There is something that brings us all here this morning. We may not all believe in the deepest sense of the word. There is the man in Mark’s gospel who says to Jesus, “I believe. Help my unbelief.” This is a piece of scripture I know well. But I have faith. I have faith in the mystery that is God. I have faith that I can only see partially through my own telescope and that there is a greater truth. I trust in God’s love for me.
Toward the end of his life, Victor Hugo, the French writer, reflected on the life that he had lived –– and the life that lay before him, yet to be lived. He spoke of life beyond the grave. He said:
“I feel within me that future life. I am like a forest that has been razed;
the new shoots are stronger and brighter.”

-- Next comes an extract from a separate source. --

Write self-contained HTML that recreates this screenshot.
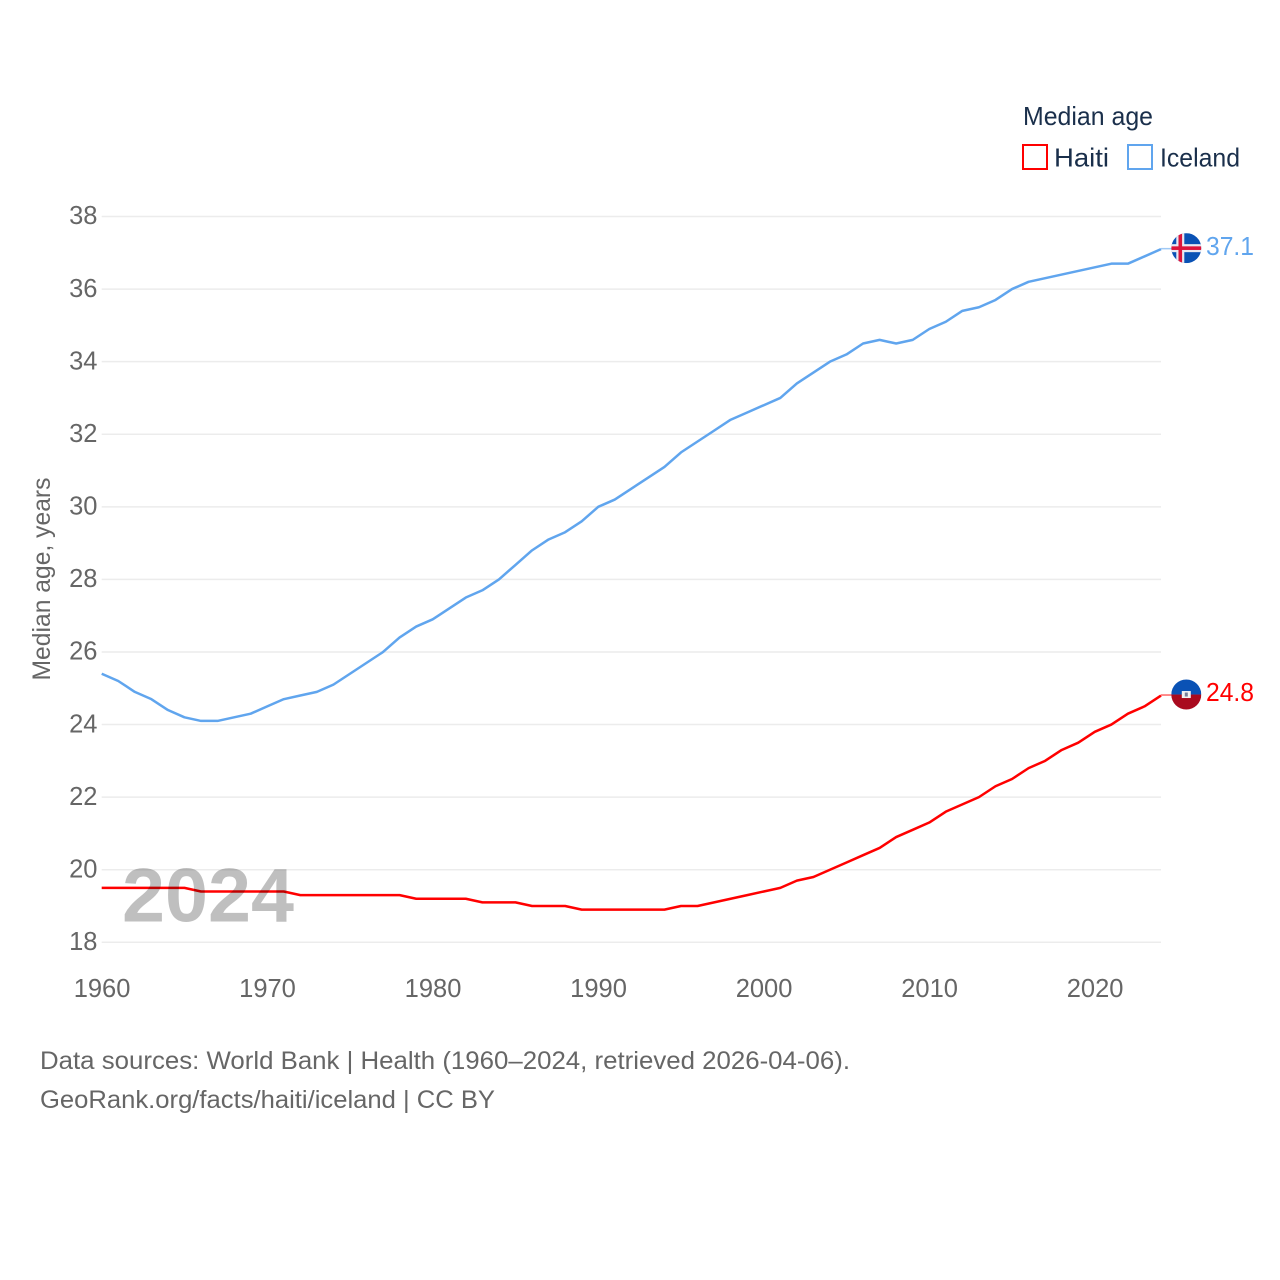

Isn’t that lovely imagery! “I am like a forest that has been razed; the new shoots are stronger and brighter.” Most of us have seen a place where a forest has been cut or burned –– or where a field has been burned. Places like that look ugly for awhile, but then new life begins to sprout –– and soon the new life takes over.
Hugo went on to say: “I feel I haven’t given utterance to the thousandth part of what lies within me. When I go to the grave I can say, as others have said,
‘My day’s work is done.’
But I cannot say, ‘My life is done.’
My work will recommence the next morning.
The tomb is not a blind alley; it is a thoroughfare. It closes upon the twilight but opens upon the dawn.”
What a good description of eternal life! Jesus put it this way. Keep in mind that he was speaking of us. He said:
“My sheep hear my voice.
I know them, and they follow me.
I give them eternal life,
and they will never perish.
No one will snatch them out of my hand.”
That’s the promise. That’s the blessing. Amen.